[begin Data provided]

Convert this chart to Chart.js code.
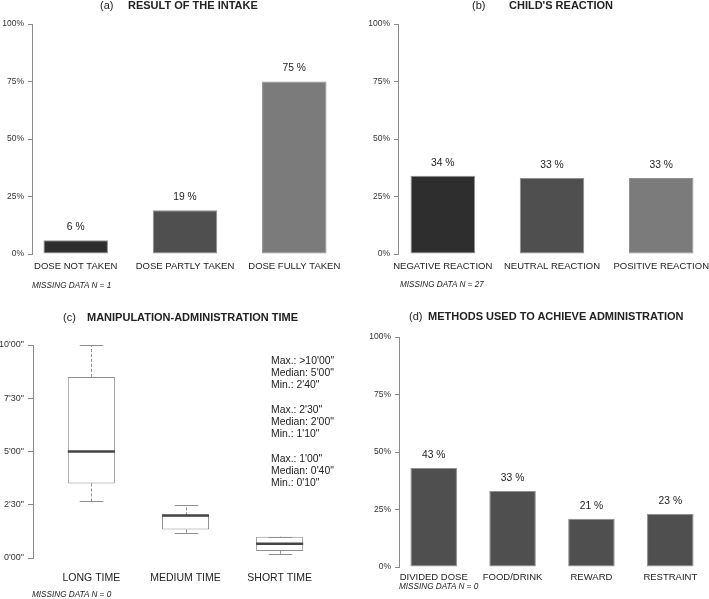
<!DOCTYPE html>
<html>
<head>
<meta charset="utf-8">
<script src="https://cdn.jsdelivr.net/npm/chart.js@4.4.1/dist/chart.umd.min.js"></script>
<style>
body { margin: 0; background: #fff; font-family: 'Liberation Sans', Arial, sans-serif; color: #222; }
#wrap { position: relative; width: 709px; height: 599px; overflow: hidden; }
canvas { position: absolute; }
.t { position: absolute; font-size: 11px; line-height: 12px; white-space: nowrap; }
.b { font-weight: bold; }
.miss { position: absolute; font-size: 8.2px; font-style: italic; line-height: 10px; white-space: nowrap; }
.stats { position: absolute; font-size: 10.4px; line-height: 12.2px; white-space: pre; }
</style>
</head>
<body>
<div id="wrap">
  <canvas id="chartA" width="354" height="300" style="left:0;top:0"></canvas>
  <canvas id="chartB" width="354" height="300" style="left:355px;top:0"></canvas>
  <canvas id="chartC" width="354" height="299" style="left:0;top:300px"></canvas>
  <canvas id="chartD" width="354" height="299" style="left:355px;top:300px"></canvas>

  <span class="t" style="left:100px;top:-1px">(a)</span>
  <span class="t b" style="left:128px;top:-1px">RESULT OF THE INTAKE</span>
  <span class="t" style="left:472px;top:-1px">(b)</span>
  <span class="t b" style="left:509px;top:-1px">CHILD'S REACTION</span>
  <span class="t" style="left:63px;top:311px">(c)</span>
  <span class="t b" style="left:87px;top:311px">MANIPULATION-ADMINISTRATION TIME</span>
  <span class="t" style="left:409px;top:310px">(d)</span>
  <span class="t b" style="left:428px;top:310px">METHODS USED TO ACHIEVE ADMINISTRATION</span>

  <span class="miss" style="left:32px;top:281px">MISSING DATA N = 1</span>
  <span class="miss" style="left:400px;top:280px">MISSING DATA N = 27</span>
  <span class="miss" style="left:32px;top:590px">MISSING DATA N = 0</span>
  <span class="miss" style="left:399px;top:582px">MISSING DATA N = 0</span>

  <div class="stats" id="stats" style="left:271px;top:355px"></div>
</div>

<script>
var intakeCats = ['DOSE NOT TAKEN', 'DOSE PARTLY TAKEN', 'DOSE FULLY TAKEN']
var intakePct = [6, 19, 75]
var reactionCats = ['NEGATIVE REACTION', 'NEUTRAL REACTION', 'POSITIVE REACTION']
var reactionPct = [34, 33, 33]
var methodCats = ['DIVIDED DOSE', 'FOOD/DRINK', 'REWARD', 'RESTRAINT']
var methodPct = [43, 33, 21, 23]
var pctTicks = [0, 25, 50, 75, 100]

// box plot, values in seconds
var timeCats = ['LONG TIME', 'MEDIUM TIME', 'SHORT TIME']
var timeMin = [160, 70, 10]
var timeQ1 = [210, 80, 20]
var timeMedian = [300, 120, 40]
var timeQ3 = [510, 120, 60]
var timeMax = [600, 150, 60]
var timeTicks = [0, 150, 300, 450, 600]
var timeTickLabels = ["0'00\"", "2'30\"", "5'00\"", "7'30\"", "10'00\""]
var statsLines = [
  "Max.: >10'00\"", "Median: 5'00\"", "Min.: 2'40\"", "",
  "Max.: 2'30\"", "Median: 2'00\"", "Min.: 1'10\"", "",
  "Max.: 1'00\"", "Median: 0'40\"", "Min.: 0'10\""
]
document.getElementById('stats').textContent = statsLines.join('\n')

var fam = "'Liberation Sans', Arial, sans-serif"
var axisGrey = '#8a8a8a'

var valueLabels = {
  id: 'valueLabels',
  afterDatasetsDraw: function (chart) {
    var ctx = chart.ctx
    var meta = chart.getDatasetMeta(0)
    var vals = chart.data.datasets[0].data
    ctx.save()
    ctx.font = '10.3px ' + fam
    ctx.fillStyle = '#222'
    ctx.textAlign = 'center'
    ctx.textBaseline = 'middle'
    meta.data.forEach(function (bar, i) {
      ctx.fillText(vals[i].y + ' %', bar.x, bar.y - 13)
    })
    ctx.restore()
  }
}

function fixX(width) {
  return function (scale) { scale.height = width; scale.paddingLeft = 0; scale.paddingRight = 0 }
}
function fixY(width) {
  return function (scale) { scale.width = width; scale.paddingTop = 0; scale.paddingBottom = 0 }
}

function barChart(id, cats, pct, colors, lay) {
  var ctx = document.getElementById(id).getContext('2d')
  return new Chart(ctx, {
    type: 'bar',
    data: {
      datasets: [{
        data: pct.map(function (v, i) { return { x: i, y: v } }),
        backgroundColor: colors,
        borderColor: '#8f8f8f',
        borderWidth: 1,
        borderSkipped: false,
        categoryPercentage: 1,
        barPercentage: 0.59
      }]
    },
    options: {
      responsive: false,
      animation: false,
      devicePixelRatio: 1,
      layout: { padding: { left: 0, top: lay.top, right: lay.right, bottom: 0 } },
      plugins: { legend: { display: false }, tooltip: { enabled: false } },
      scales: {
        x: {
          type: 'linear', min: lay.xmin, max: lay.xmax, offset: false,
          grid: { display: false, drawTicks: false, tickLength: 0 }, border: { display: false },
          afterBuildTicks: function (scale) { scale.ticks = cats.map(function (c, i) { return { value: i } }) },
          afterFit: fixX(lay.bottom),
          ticks: {
            autoSkip: false, maxRotation: 0, padding: lay.labelPad,
            color: '#222', font: { family: fam, size: 9.5 },
            callback: function (v) { return cats[v] }
          }
        },
        y: {
          min: 0, max: 100,
          grid: { drawOnChartArea: false, drawTicks: true, tickLength: 4, color: axisGrey },
          border: { display: true, color: axisGrey },
          afterBuildTicks: function (scale) { scale.ticks = pctTicks.map(function (v) { return { value: v } }) },
          afterFit: fixY(lay.left),
          ticks: {
            padding: 4, color: '#333', font: { family: fam, size: 8.5 },
            callback: function (v) { return v + '%' }
          }
        }
      }
    },
    plugins: [valueLabels]
  })
}

barChart('chartA', intakeCats, intakePct, ['#2e2e2e', '#4f4f4f', '#7b7b7b'],
  { left: 32, top: 24, right: 16, bottom: 46, xmin: -0.4, xmax: 2.4, labelPad: 7 })
barChart('chartB', reactionCats, reactionPct, ['#2e2e2e', '#4f4f4f', '#7b7b7b'],
  { left: 43, top: 24, right: 3, bottom: 46, xmin: -0.41, xmax: 2.41, labelPad: 7 })
barChart('chartD', methodCats, methodPct, ['#4f4f4f', '#4f4f4f', '#4f4f4f', '#4f4f4f'],
  { left: 44, top: 37, right: 4, bottom: 32, xmin: -0.44, xmax: 3.44, labelPad: 4.5 })

// whiskers, caps and medians on top of the boxes
var boxParts = {
  id: 'boxParts',
  afterDatasetsDraw: function (chart) {
    var ctx = chart.ctx
    var ys = chart.scales.y
    var meta = chart.getDatasetMeta(0)
    function line(x1, y1, x2, y2) { ctx.beginPath(); ctx.moveTo(x1, y1); ctx.lineTo(x2, y2); ctx.stroke() }
    ctx.save()
    meta.data.forEach(function (box, i) {
      var x = Math.round(box.x) + 0.5
      var half = box.width / 2, cap = box.width / 4
      var yMin = Math.round(ys.getPixelForValue(timeMin[i])) + 0.5
      var yQ1 = ys.getPixelForValue(timeQ1[i])
      var yMed = ys.getPixelForValue(timeMedian[i])
      var yQ3 = ys.getPixelForValue(timeQ3[i])
      var yMax = Math.round(ys.getPixelForValue(timeMax[i])) + 0.5
      ctx.strokeStyle = '#8f8f8f'
      ctx.lineWidth = 1
      ctx.setLineDash([3, 2])
      line(x, yQ3, x, yMax)
      line(x, yQ1, x, yMin)
      ctx.setLineDash([])
      line(x - cap, yMax, x + cap, yMax)
      line(x - cap, yMin, x + cap, yMin)
      ctx.strokeStyle = '#444'
      ctx.lineWidth = 2.5
      line(box.x - half, yMed, box.x + half, yMed)
    })
    ctx.restore()
  }
}

new Chart(document.getElementById('chartC').getContext('2d'), {
  type: 'bar',
  data: {
    datasets: [{
      data: timeCats.map(function (c, i) { return { x: i + 1, y: [timeQ1[i], timeQ3[i]] } }),
      backgroundColor: '#fff',
      borderColor: '#8f8f8f',
      borderWidth: 1,
      borderSkipped: false,
      categoryPercentage: 1,
      barPercentage: 0.5
    }]
  },
  options: {
    responsive: false,
    animation: false,
    devicePixelRatio: 1,
    layout: { padding: { left: 0, top: 45, right: 16, bottom: 0 } },
    plugins: { legend: { display: false }, tooltip: { enabled: false } },
    scales: {
      x: {
        type: 'linear', min: 0.38, max: 3.62, offset: false,
        grid: { display: false, drawTicks: false, tickLength: 0 }, border: { display: false },
        afterBuildTicks: function (scale) { scale.ticks = timeCats.map(function (c, i) { return { value: i + 1 } }) },
        afterFit: fixX(41),
        ticks: {
          autoSkip: false, maxRotation: 0, padding: 14,
          color: '#222', font: { family: fam, size: 10.5 },
          callback: function (v) { return timeCats[v - 1] }
        }
      },
      y: {
        min: 0, max: 600,
        grid: { drawOnChartArea: false, drawTicks: true, tickLength: 5, color: axisGrey },
        border: { display: true, color: axisGrey },
        afterBuildTicks: function (scale) { scale.ticks = timeTicks.map(function (v) { return { value: v } }) },
        afterFit: fixY(33),
        ticks: {
          padding: 4, color: '#333', font: { family: fam, size: 9 },
          callback: function (v, i) { return timeTickLabels[i] }
        }
      }
    }
  },
  plugins: [boxParts]
})
</script>
</body>
</html>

[end Data provided]

**Exercise directions**
Give again exactly the lines running from the beginning of the material above through the line that contains "TO ACHIEVE ADMINISTRATION</span>", and leave out every picture.

**Solution to this task**
Convert this chart to Chart.js code.
<!DOCTYPE html>
<html>
<head>
<meta charset="utf-8">
<script src="https://cdn.jsdelivr.net/npm/chart.js@4.4.1/dist/chart.umd.min.js"></script>
<style>
body { margin: 0; background: #fff; font-family: 'Liberation Sans', Arial, sans-serif; color: #222; }
#wrap { position: relative; width: 709px; height: 599px; overflow: hidden; }
canvas { position: absolute; }
.t { position: absolute; font-size: 11px; line-height: 12px; white-space: nowrap; }
.b { font-weight: bold; }
.miss { position: absolute; font-size: 8.2px; font-style: italic; line-height: 10px; white-space: nowrap; }
.stats { position: absolute; font-size: 10.4px; line-height: 12.2px; white-space: pre; }
</style>
</head>
<body>
<div id="wrap">
  <canvas id="chartA" width="354" height="300" style="left:0;top:0"></canvas>
  <canvas id="chartB" width="354" height="300" style="left:355px;top:0"></canvas>
  <canvas id="chartC" width="354" height="299" style="left:0;top:300px"></canvas>
  <canvas id="chartD" width="354" height="299" style="left:355px;top:300px"></canvas>

  <span class="t" style="left:100px;top:-1px">(a)</span>
  <span class="t b" style="left:128px;top:-1px">RESULT OF THE INTAKE</span>
  <span class="t" style="left:472px;top:-1px">(b)</span>
  <span class="t b" style="left:509px;top:-1px">CHILD'S REACTION</span>
  <span class="t" style="left:63px;top:311px">(c)</span>
  <span class="t b" style="left:87px;top:311px">MANIPULATION-ADMINISTRATION TIME</span>
  <span class="t" style="left:409px;top:310px">(d)</span>
  <span class="t b" style="left:428px;top:310px">METHODS USED TO ACHIEVE ADMINISTRATION</span>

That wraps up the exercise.